# Problem
Copy everything from the line with "Rebuild this chart" down to the line with "dodge=False, width=0.33, legend=False, ax=ax, saturation=1)", inclusive of both, exactly as written; leave out all pictures.
━━━━━ Source material
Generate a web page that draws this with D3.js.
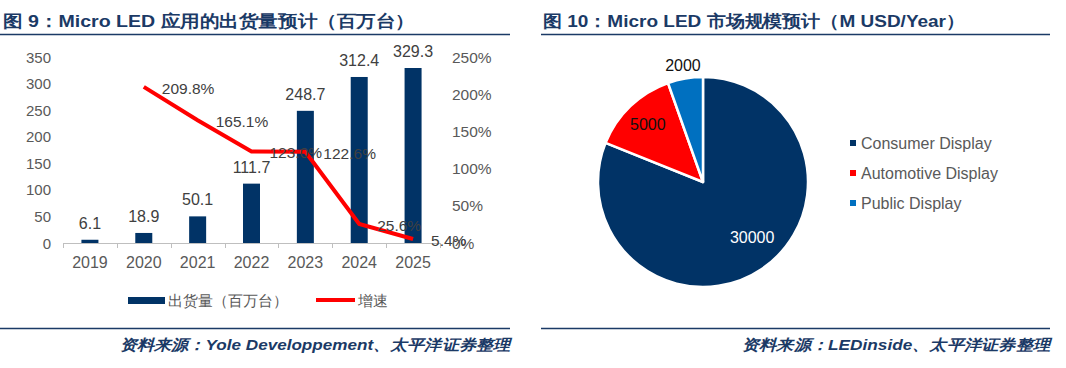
<!DOCTYPE html>
<html><head><meta charset="utf-8">
<script src="https://cdn.jsdelivr.net/npm/d3@7"></script>
<style>
body{margin:0;background:#fff;}
svg{display:block;}
text{font-family:"Liberation Sans",Arial,sans-serif;}
</style></head>
<body>
<svg id="c" width="1066" height="368"></svg>
<script>
// ---- data ----
const years = ["2019","2020","2021","2022","2023","2024","2025"];
const shipments = [6.1, 18.9, 50.1, 111.7, 248.7, 312.4, 329.3];
const growth = [null, 209.8, 165.1, 123.0, 122.6, 25.6, 5.4];
const leftTicks = [0,50,100,150,200,250,300,350];
const rightTicks = [0,50,100,150,200,250];
const pieCats = ["Consumer Display","Automotive Display","Public Display"];
const pieVals = [30000, 5000, 2000];
const pieColors = ["#013366","#FF0000","#0070C0"];
const title1 = "图 9：Micro LED 应用的出货量预计（百万台）";
const title2 = "图 10：Micro LED 市场规模预计（M USD/Year）";
const source1 = "资料来源：Yole Developpement、太平洋证券整理";
const source2 = "资料来源：LEDinside、太平洋证券整理";
const legend1 = ["出货量（百万台）","增速"];

const svg = d3.select("#c");
const navy = "#013366", gray = "#595959", hdr = "#1B3A66", dark = "#404040";

// ---- headers / footers ----
function frame(x0, x1, tx, tw, title, sx0, source){
  svg.append("text").attr("x",tx).attr("y",27).text(title)
    .attr("font-family","'Noto Sans CJK SC'").attr("font-weight","bold")
    .attr("font-size",17).attr("fill",hdr)
    .attr("textLength",tw).attr("lengthAdjust","spacingAndGlyphs");
  svg.append("line").attr("x1",x0).attr("x2",x1).attr("y1",34.5).attr("y2",34.5)
    .attr("stroke",hdr).attr("stroke-width",1.3);
  svg.append("line").attr("x1",x0).attr("x2",x1).attr("y1",328.5).attr("y2",328.5)
    .attr("stroke",hdr).attr("stroke-width",1.3);
  svg.append("text").attr("x",sx0).attr("y",350).text(source)
    .attr("font-family","'Noto Sans CJK SC'").attr("font-weight","bold").attr("font-style","italic")
    .attr("font-size",15).attr("fill",hdr)
    .attr("textLength",x1-sx0).attr("lengthAdjust","spacingAndGlyphs");
}
frame(0, 510, 3, 412, title1, 120, source1);
frame(541, 1050, 543, 422, title2, 742, source2);

// ---- left chart ----
const xb = d3.scaleBand().domain(years).range([63,440]);
const yL = d3.scaleLinear().domain([0,350]).range([243,57]);
const yR = d3.scaleLinear().domain([0,250]).range([243,57]);

const g = svg.append("g");
g.append("line").attr("x1",63).attr("x2",440).attr("y1",243.5).attr("y2",243.5).attr("stroke","#BFBFBF");
years.concat(["end"]).forEach((d,i)=>{
  const xx = i<years.length ? xb(d) : xb.range()[1];
  g.append("line").attr("x1",Math.round(xx)+0.5).attr("x2",Math.round(xx)+0.5).attr("y1",243).attr("y2",248).attr("stroke","#BFBFBF");
});
g.selectAll(".lt").data(leftTicks).join("text").attr("x",51).attr("y",d=>yL(d)+5.5)
  .attr("text-anchor","end").attr("font-size",15).attr("fill",gray).text(d=>d);
g.selectAll(".rt").data(rightTicks).join("text").attr("x",452).attr("y",d=>yR(d)+5.5)
  .attr("text-anchor","start").attr("font-size",15.5).attr("fill",gray).text(d=>d+"%");
g.selectAll(".xt").data(years).join("text").attr("x",d=>xb(d)+xb.bandwidth()/2).attr("y",268)
  .attr("text-anchor","middle").attr("font-size",16).attr("fill",gray).text(d=>d);
// bars
g.selectAll(".bar").data(shipments).join("rect")
  .attr("x",(d,i)=>xb(years[i])+xb.bandwidth()/2-8.5).attr("width",17)
  .attr("y",d=>yL(d)).attr("height",d=>243-yL(d)).attr("fill",navy);
g.selectAll(".bl").data(shipments).join("text")
  .attr("x",(d,i)=>xb(years[i])+xb.bandwidth()/2).attr("y",d=>yL(d)-11)
  .attr("text-anchor","middle").attr("font-size",16).attr("fill",dark).text(d=>d.toFixed(1));
// line
const pts = growth.map((v,i)=>v==null?null:[xb(years[i])+xb.bandwidth()/2, yR(v), v]).filter(d=>d);
g.append("path").attr("d",d3.line()(pts.map(p=>[p[0],p[1]])))
  .attr("fill","none").attr("stroke","#FF0000").attr("stroke-width",4).attr("stroke-linejoin","miter");
g.selectAll(".gl").data(pts).join("text").attr("x",p=>p[0]+18).attr("y",p=>p[1]+7)
  .attr("font-size",15.5).attr("fill",dark).text(p=>p[2].toFixed(1)+"%");
// legend
g.append("rect").attr("x",128).attr("y",297).attr("width",37).attr("height",7).attr("fill",navy);
g.append("text").attr("x",168).attr("y",306).attr("font-size",15).attr("fill",gray)
  .attr("font-family","'Noto Sans CJK SC'").text(legend1[0]);
g.append("line").attr("x1",316).attr("x2",355).attr("y1",300).attr("y2",300).attr("stroke","#FF0000").attr("stroke-width",4);
g.append("text").attr("x",358).attr("y",306).attr("font-size",15).attr("fill",gray)
  .attr("font-family","'Noto Sans CJK SC'").text(legend1[1]);

// ---- pie ----
const cx = 703, cy = 182, r = 105;
const pie = d3.pie().sort(null).value(d=>d)(pieVals);
const arc = d3.arc().innerRadius(0).outerRadius(r);
const pg = svg.append("g").attr("transform",`translate(${cx},${cy})`);
pg.selectAll("path").data(pie).join("path").attr("d",arc)
  .attr("fill",(d,i)=>pieColors[i]).attr("stroke","#fff").attr("stroke-width",2.5).attr("stroke-linejoin","round");
const labR = [0.7, 0.76, 1.13];
pg.selectAll(".pl").data(pie).join("text")
  .attr("x",(d,i)=>d3.arc().innerRadius(r*labR[i]).outerRadius(r*labR[i]).centroid(d)[0] + (i===0?8:0))
  .attr("y",(d,i)=>d3.arc().innerRadius(r*labR[i]).outerRadius(r*labR[i]).centroid(d)[1]+6 - (i===0?6:0))
  .attr("text-anchor","middle").attr("font-size",16)
  .attr("fill",(d,i)=>i===0?"#fff":"#111").text(d=>d.data);
// pie legend
const lg = svg.append("g");
pieCats.forEach((c,i)=>{
  lg.append("rect").attr("x",850).attr("y",140+i*30).attr("width",6).attr("height",6).attr("fill",pieColors[i]);
  lg.append("text").attr("x",861).attr("y",149+i*30).attr("font-size",16).attr("fill",gray).text(c);
});
</script>
</body></html>
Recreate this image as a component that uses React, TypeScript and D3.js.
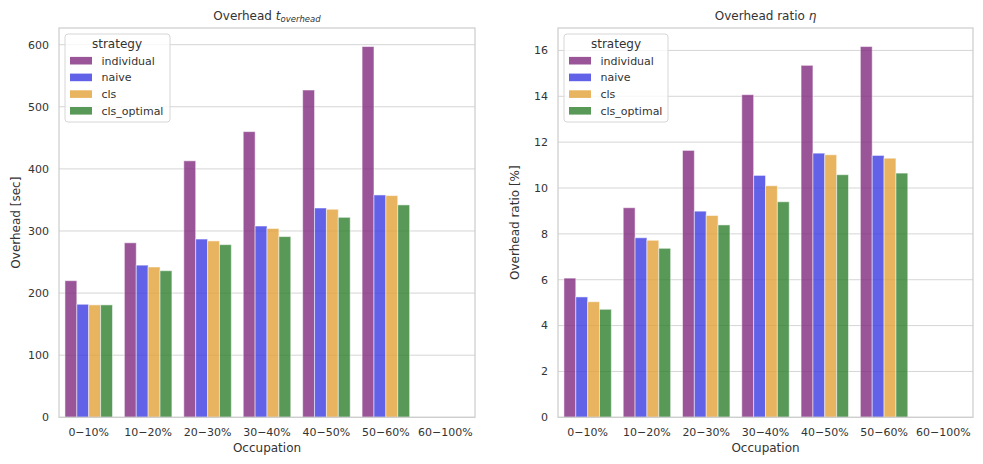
import React from "react";
import * as d3 from "d3";

// occupation bins and strategies
const categories = ["0−10%", "10−20%", "20−30%", "30−40%", "40−50%", "50−60%", "60−100%"];
const strategies = ["individual", "naive", "cls", "cls_optimal"];
const colors = ["#812a7e", "#3b3be2", "#e2a138", "#2e7f2e"];

// overhead in seconds (null = no data for that bin)
const overheadIndividual = [220, 281, 413, 460, 527, 597, null];
const overheadNaive = [182, 245, 287, 308, 337, 358, null];
const overheadCls = [181, 242, 284, 304, 335, 357, null];
const overheadClsOptimal = [181, 236, 278, 291, 322, 342, null];

// overhead ratio in %
const ratioIndividual = [6.07, 9.14, 11.64, 14.07, 15.35, 16.17, null];
const ratioNaive = [5.25, 7.83, 8.99, 10.55, 11.52, 11.42, null];
const ratioCls = [5.04, 7.72, 8.8, 10.1, 11.45, 11.3, null];
const ratioClsOptimal = [4.71, 7.37, 8.39, 9.4, 10.58, 10.65, null];

const overheadTicks = [0, 100, 200, 300, 400, 500, 600];
const ratioTicks = [0, 2, 4, 6, 8, 10, 12, 14, 16];

const W = 983;
const H = 464;
const FONT = "DejaVu Sans, sans-serif";
const TXT = "#333";
const GRID = "#d5d5d5";

type PanelProps = {
  left: number;
  right: number;
  series: (number | null)[][];
  ticks: number[];
  ylabel: string;
  title: React.ReactNode;
};

const Panel = ({ left, right, series, ticks, ylabel, title }: PanelProps) => {
  const top = 28;
  const bottom = 417.3;

  const maxV = d3.max(series.flat().filter((v): v is number => v != null)) || 1;
  const y = d3.scaleLinear().domain([0, maxV * 1.05]).range([bottom, top]);

  const x = d3.scaleBand<string>().domain(categories).range([left, right]);
  const bw = x.bandwidth();
  const inner = d3
    .scaleBand<string>()
    .domain(strategies)
    .range([0, bw * 0.8]);

  const cx = (left + right) / 2;
  const cy = (top + bottom) / 2;

  // legend geometry
  const lx = left + 6;
  const ly = 34;

  return (
    <g fontFamily={FONT}>
      {/* grid */}
      {ticks.map((t) => (
        <line key={"g" + t} x1={left} x2={right} y1={y(t)} y2={y(t)} stroke={GRID} strokeWidth={1} />
      ))}

      {/* bars */}
      {series.map((vals, si) =>
        vals.map((v, ci) =>
          v == null ? null : (
            <rect
              key={`b${si}-${ci}`}
              x={x(categories[ci])! + bw * 0.1 + inner(strategies[si])!}
              y={y(v)}
              width={inner.bandwidth()}
              height={y(0) - y(v)}
              fill={colors[si]}
              fillOpacity={0.8}
              stroke="#fff"
              strokeOpacity={0.5}
              strokeWidth={1}
            />
          )
        )
      )}

      {/* frame */}
      <rect x={left} y={top} width={right - left} height={bottom - top} fill="none" stroke="#cccccc" strokeWidth={1.2} />

      {/* y ticks */}
      {ticks.map((t) => (
        <text key={"y" + t} x={left - 10} y={y(t)} dy="0.35em" textAnchor="end" fontSize={11} fill={TXT}>
          {t}
        </text>
      ))}

      {/* x ticks */}
      {categories.map((c) => (
        <text key={"x" + c} x={x(c)! + bw / 2} y={436} textAnchor="middle" fontSize={11} fill={TXT}>
          {c}
        </text>
      ))}

      <text x={cx} y={452} textAnchor="middle" fontSize={12} fill={TXT}>
        Occupation
      </text>
      <text
        transform={`translate(${left - 39.5},${cy}) rotate(-90)`}
        textAnchor="middle"
        fontSize={12}
        fill={TXT}
      >
        {ylabel}
      </text>
      <text x={cx} y={20} textAnchor="middle" fontSize={12} fill={TXT}>
        {title}
      </text>

      {/* legend */}
      <rect
        x={lx}
        y={ly}
        width={right === 475 ? 105 : 104}
        height={88}
        rx={3}
        fill="#fff"
        fillOpacity={0.8}
        stroke="#d6d6d6"
        strokeWidth={1}
      />
      <text x={lx + 52} y={48} textAnchor="middle" fontSize={12} fill={TXT}>
        strategy
      </text>
      {strategies.map((s, i) => (
        <g key={"l" + s} transform={`translate(${lx + 5},${60.7 + i * 16.7})`}>
          <rect x={0} y={-3.8} width={22} height={7.6} fill={colors[i]} fillOpacity={0.8} />
          <text x={31.5} y={0} dy="0.35em" fontSize={11} fill={TXT}>
            {s}
          </text>
        </g>
      ))}
    </g>
  );
};

export default function App() {
  return (
    <svg
      width={W}
      height={H}
      style={{ position: "absolute", left: 0, top: 0, background: "#fff" }}
    >
      <rect width={W} height={H} fill="#fff" />
      <Panel
        left={59}
        right={475}
        series={[overheadIndividual, overheadNaive, overheadCls, overheadClsOptimal]}
        ticks={overheadTicks}
        ylabel="Overhead [sec]"
        title={
          <>
            Overhead <tspan fontStyle="italic">t</tspan>
            <tspan fontStyle="italic" fontSize={8.5} dy={2}>
              overhead
            </tspan>
          </>
        }
      />
      <Panel
        left={558}
        right={973}
        series={[ratioIndividual, ratioNaive, ratioCls, ratioClsOptimal]}
        ticks={ratioTicks}
        ylabel="Overhead ratio [%]"
        title={
          <>
            Overhead ratio <tspan fontStyle="italic">η</tspan>
          </>
        }
      />
    </svg>
  );
}
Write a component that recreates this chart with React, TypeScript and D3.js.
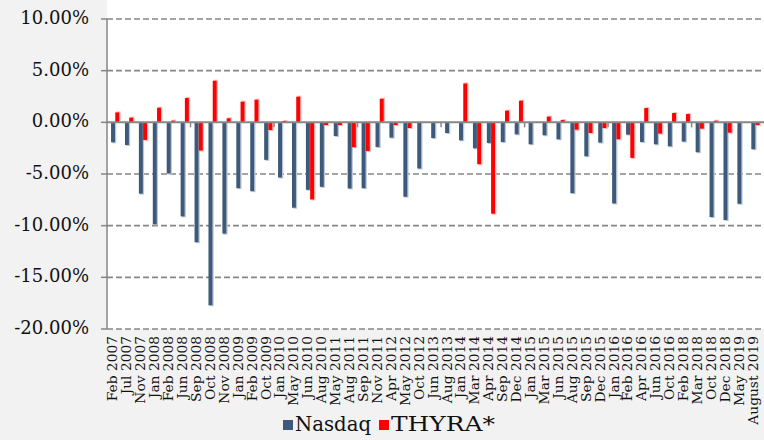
import React from 'react';
import * as d3 from 'd3';

const categories = [
  'Feb 2007', 'Jul 2007', 'Nov 2007', 'Jan 2008', 'Feb 2008', 'Jun 2008', 'Sep 2008', 'Oct 2008',
  'Nov 2008', 'Jan 2009', 'Feb 2009', 'Oct 2009', 'Jan 2010', 'May 2010', 'Jun 2010', 'Aug 2010',
  'May 2011', 'Aug 2011', 'Sep 2011', 'Nov 2011', 'Apr 2012', 'May 2012', 'Oct 2012', 'Jun 2013',
  'Aug 2013', 'Jan 2014', 'Mar 2014', 'Apr 2014', 'Sep 2014', 'Dec 2014', 'Jan 2015', 'Mar 2015',
  'Jun 2015', 'Aug 2015', 'Sep 2015', 'Dec 2015', 'Jan 2016', 'Feb 2016', 'Apr 2016', 'Jun 2016',
  'Oct 2016', 'Feb 2018', 'Mar 2018', 'Oct 2018', 'Dec 2018', 'May 2019', 'August 2019',
];

const nasdaq = [
  -1.93, -2.19, -6.9, -9.87, -4.95, -9.1, -11.6, -17.7,
  -10.77, -6.37, -6.66, -3.63, -5.34, -8.26, -6.53, -6.24,
  -1.32, -6.4, -6.37, -2.38, -1.48, -7.2, -4.47, -1.52,
  -1.03, -1.74, -2.51, -1.99, -1.9, -1.16, -2.12, -1.25,
  -1.64, -6.85, -3.28, -1.96, -7.85, -1.19, -1.9, -2.12,
  -2.32, -1.86, -2.89, -9.16, -9.45, -7.88, -2.6,
];

const thyra = [
  0.96, 0.45, -1.7, 1.41, 0.16, 2.35, -2.73, 4.02,
  0.39, 2.0, 2.19, -0.74, 0.13, 2.48, -7.46, -0.26,
  -0.26, -2.41, -2.77, 2.28, -0.26, -0.55, 0.0, 0.0,
  0.0, 3.76, -4.05, -8.84, 1.13, 2.09, 0.0, 0.55,
  0.22, -0.71, -1.03, -0.55, -1.64, -3.44, 1.38, -1.09,
  0.9, 0.8, -0.61, 0.16, -1.0, 0.0, -0.26,
];

const yTicks = [10, 5, 0, -5, -10, -15, -20];
const seriesNames = ['Nasdaq', 'THYRA*'];
const seriesColors = ['#3E5A7B', '#FF0000'];
const shadowColors = ['#bcc7d4', '#ffb8b8'];

export default function App() {
  const W = 764;
  const H = 440;
  const left = 107;
  const right = 761.2;
  const top = 19;
  const bottom = 329;

  const x0 = d3.scaleBand<string>().domain(categories).range([left, right]).padding(0);
  const bw = x0.bandwidth();
  const x1 = d3.scaleBand<string>().domain(seriesNames).range([bw * 0.29, bw * 0.9]).padding(0);
  const y = d3.scaleLinear().domain([-20, 10]).range([bottom, top]);
  const fmt = (v: number) => v.toFixed(2) + '%';
  const series = [nasdaq, thyra];
  const serif = '"DejaVu Serif", serif';

  return (
    <svg width={W} height={H} style={{ position: 'absolute', left: 0, top: 0 }}>
      <rect x={0} y={0} width={W} height={H} fill="#f2f2f2" />
      <rect x={left} y={0} width={W - left} height={bottom} fill="#ffffff" />

      {yTicks.filter((t) => t !== 0).map((t) => (
        <line key={'g' + t} x1={left} x2={W} y1={y(t)} y2={y(t)} stroke="#868686" strokeWidth={1.6} strokeDasharray="6,3" />
      ))}

      {series.map((vals, si) =>
        categories.map((c, i) => {
          const v = vals[i];
          if (v === 0) return null;
          const bx = (x0(c) as number) + (x1(seriesNames[si]) as number);
          const y0 = y(Math.max(0, v));
          const h = Math.abs(y(v) - y(0));
          return (
            <g key={si + '-' + i}>
              <rect x={bx + 1} y={y0 + (v < 0 ? 1 : -1)} width={x1.bandwidth()} height={h} fill={shadowColors[si]} />
              <rect x={bx} y={y0} width={x1.bandwidth() - 0.3} height={h} fill={seriesColors[si]} />
            </g>
          );
        })
      )}

      <line x1={left} x2={W} y1={y(0)} y2={y(0)} stroke="#868686" strokeWidth={2} />
      {categories.map((c, i) =>
        i % 6 === 0 && i > 0 ? (
          <line key={'xt' + i} x1={x0(c) as number} x2={x0(c) as number} y1={y(0)} y2={y(0) + 5} stroke="#868686" strokeWidth={1.5} />
        ) : null
      )}

      <line x1={left} x2={left} y1={top} y2={bottom} stroke="#868686" strokeWidth={1.5} />
      {yTicks.map((t) => (
        <g key={'yt' + t}>
          <line x1={left - 6} x2={left} y1={y(t)} y2={y(t)} stroke="#868686" strokeWidth={1.5} />
          <text x={89} y={y(t)} textAnchor="end" dominantBaseline="middle" fontFamily={serif} fontSize={18} fill="#111111">
            {fmt(t)}
          </text>
        </g>
      ))}

      {categories.map((c) => {
        const cx = (x0(c) as number) + bw / 2;
        return (
          <text key={'xl' + c} transform={`translate(${cx},${336}) rotate(-90)`} textAnchor="end" dominantBaseline="middle" fontFamily={serif} fontSize={13.8} fill="#111111">
            {c}
          </text>
        );
      })}

      <g>
        <rect x={283} y={420} width={10} height={10} fill={seriesColors[0]} />
        <text x={295} y={425.5} dominantBaseline="middle" fontFamily={serif} fontSize={20} textLength={76} lengthAdjust="spacingAndGlyphs" fill="#111111">Nasdaq</text>
        <rect x={379} y={420} width={10} height={10} fill={seriesColors[1]} />
        <text x={391} y={425.5} dominantBaseline="middle" fontFamily={serif} fontSize={20} textLength={104} lengthAdjust="spacingAndGlyphs" fill="#111111">THYRA*</text>
      </g>
    </svg>
  );
}
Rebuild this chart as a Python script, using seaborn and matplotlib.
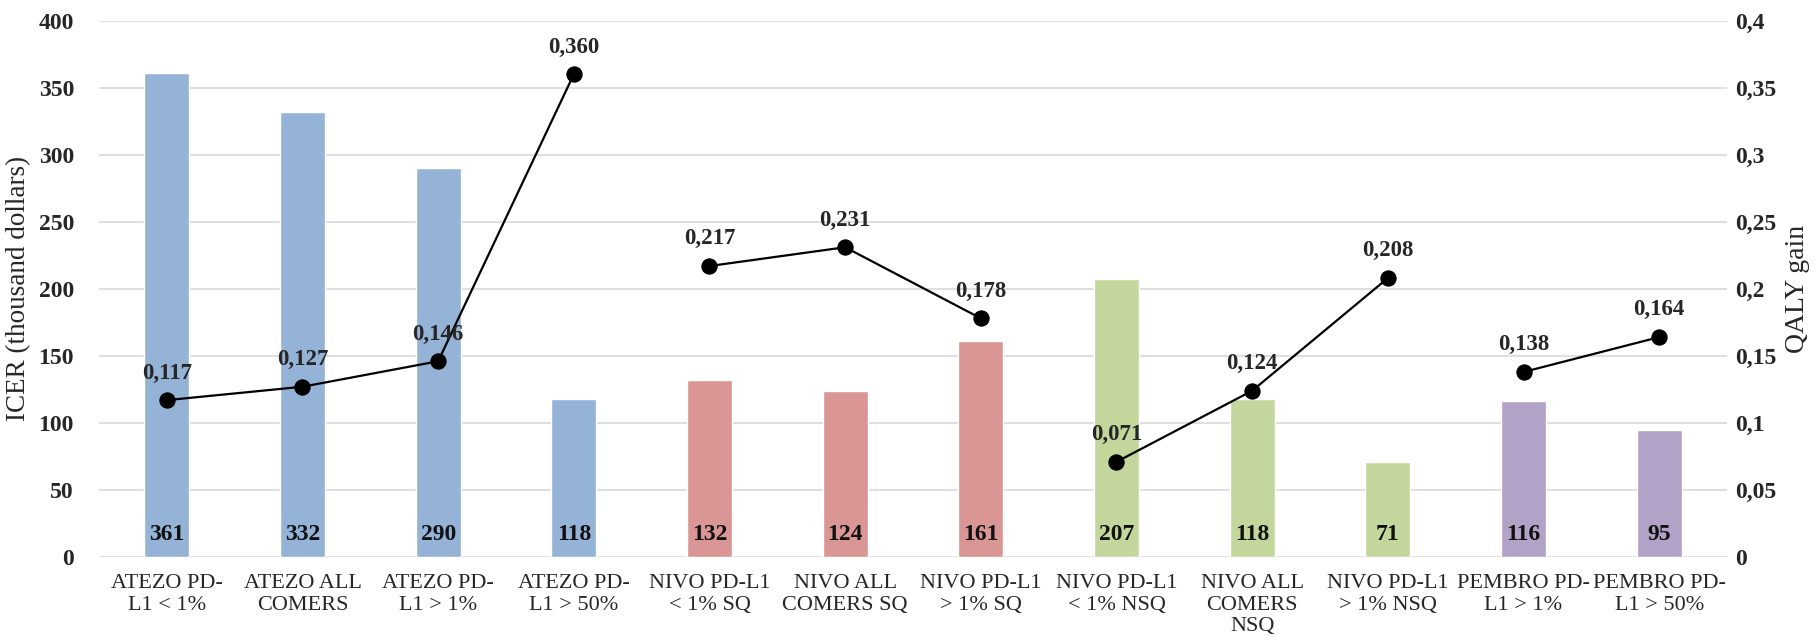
import matplotlib
matplotlib.use("Agg")
import matplotlib.pyplot as plt
import seaborn as sns
import pandas as pd

categories = [
    "ATEZO PD-\nL1 < 1%", "ATEZO ALL\nCOMERS", "ATEZO PD-\nL1 > 1%", "ATEZO PD-\nL1 > 50%",
    "NIVO PD-L1\n< 1% SQ", "NIVO ALL\nCOMERS SQ", "NIVO PD-L1\n> 1% SQ",
    "NIVO PD-L1\n< 1% NSQ", "NIVO ALL\nCOMERS\nNSQ", "NIVO PD-L1\n> 1% NSQ",
    "PEMBRO PD-\nL1 > 1%", "PEMBRO PD-\nL1 > 50%",
]
groups = ["ATEZO"] * 4 + ["NIVO SQ"] * 3 + ["NIVO NSQ"] * 3 + ["PEMBRO"] * 2
icer = [361, 332, 290, 118, 132, 124, 161, 207, 118, 71, 116, 95]
qaly = [0.117, 0.127, 0.146, 0.360, 0.217, 0.231, 0.178, 0.071, 0.124, 0.208, 0.138, 0.164]
group_colors = {"ATEZO": "#95B3D7", "NIVO SQ": "#D99694", "NIVO NSQ": "#C3D69B", "PEMBRO": "#B3A2C7"}

df = pd.DataFrame({"cat": categories, "group": groups, "icer": icer, "qaly": qaly})
df["pos"] = range(len(df))

sns.set_style("white")
plt.rcParams["font.family"] = ["Liberation Serif", "DejaVu Serif"]

fig = plt.figure(figsize=(18.16, 6.44), dpi=100)
ax = fig.add_axes([0.0545, 0.135, 0.8965, 0.833])

sns.barplot(data=df, x="cat", y="icer", hue="group", palette=group_colors,
            dodge=False, width=0.33, legend=False, ax=ax, saturation=1)

ax.set_ylim(0, 400)
ax.set_yticks(range(0, 401, 50))
ax.set_yticklabels([str(v) for v in range(0, 401, 50)], fontsize=17, fontweight="bold")
ax.set_xlim(-0.5, len(categories) - 0.5)
ax.set_xlabel("")
ax.set_ylabel("ICER (thousand dollars)", fontsize=19.5, labelpad=5)
ax.tick_params(axis="x", labelsize=16, length=0, pad=12)
ax.tick_params(axis="y", length=0, pad=18)
ax.yaxis.grid(True, color="#D9D9D9", linewidth=1.2)
ax.set_axisbelow(True)
for s in ax.spines.values():
    s.set_visible(False)

for i, v in enumerate(icer):
    ax.text(i, 17, str(v), ha="center", va="center", fontsize=17, fontweight="bold", color="#111111")

ax2 = ax.twinx()
for g in group_colors:
    sub = df[df["group"] == g]
    sns.lineplot(data=sub, x="pos", y="qaly", ax=ax2, color="black", linewidth=1.6,
                 marker="o", markersize=11, markeredgecolor="black", legend=False)
for i, v in enumerate(qaly):
    ax2.annotate(f"{v:.3f}".replace(".", ","), (i, v), xytext=(0, 12), textcoords="offset points",
                 ha="center", va="bottom", fontsize=16.5, fontweight="bold")

ax2.set_ylim(0, 0.4)
ticks2 = [0, 0.05, 0.1, 0.15, 0.2, 0.25, 0.3, 0.35, 0.4]
ax2.set_yticks(ticks2)
ax2.set_yticklabels(["0"] + [f"{t:g}".replace(".", ",") for t in ticks2[1:]], fontsize=17, fontweight="bold")
ax2.tick_params(axis="y", length=0, pad=6)
ax2.set_ylabel("QALY gain", fontsize=20, labelpad=6)
ax2.set_xlabel("")
ax2.set_xlim(-0.5, len(categories) - 0.5)
for s in ax2.spines.values():
    s.set_visible(False)

fig.savefig("out.png", dpi=100)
━━━━━━━━━━
# Full response
Rebuild this chart as a Python script, using seaborn and matplotlib.
import matplotlib
matplotlib.use("Agg")
import matplotlib.pyplot as plt
import seaborn as sns
import pandas as pd

categories = [
    "ATEZO PD-\nL1 < 1%", "ATEZO ALL\nCOMERS", "ATEZO PD-\nL1 > 1%", "ATEZO PD-\nL1 > 50%",
    "NIVO PD-L1\n< 1% SQ", "NIVO ALL\nCOMERS SQ", "NIVO PD-L1\n> 1% SQ",
    "NIVO PD-L1\n< 1% NSQ", "NIVO ALL\nCOMERS\nNSQ", "NIVO PD-L1\n> 1% NSQ",
    "PEMBRO PD-\nL1 > 1%", "PEMBRO PD-\nL1 > 50%",
]
groups = ["ATEZO"] * 4 + ["NIVO SQ"] * 3 + ["NIVO NSQ"] * 3 + ["PEMBRO"] * 2
icer = [361, 332, 290, 118, 132, 124, 161, 207, 118, 71, 116, 95]
qaly = [0.117, 0.127, 0.146, 0.360, 0.217, 0.231, 0.178, 0.071, 0.124, 0.208, 0.138, 0.164]
group_colors = {"ATEZO": "#95B3D7", "NIVO SQ": "#D99694", "NIVO NSQ": "#C3D69B", "PEMBRO": "#B3A2C7"}

df = pd.DataFrame({"cat": categories, "group": groups, "icer": icer, "qaly": qaly})
df["pos"] = range(len(df))

sns.set_style("white")
plt.rcParams["font.family"] = ["Liberation Serif", "DejaVu Serif"]

fig = plt.figure(figsize=(18.16, 6.44), dpi=100)
ax = fig.add_axes([0.0545, 0.135, 0.8965, 0.833])

sns.barplot(data=df, x="cat", y="icer", hue="group", palette=group_colors,
            dodge=False, width=0.33, legend=False, ax=ax, saturation=1)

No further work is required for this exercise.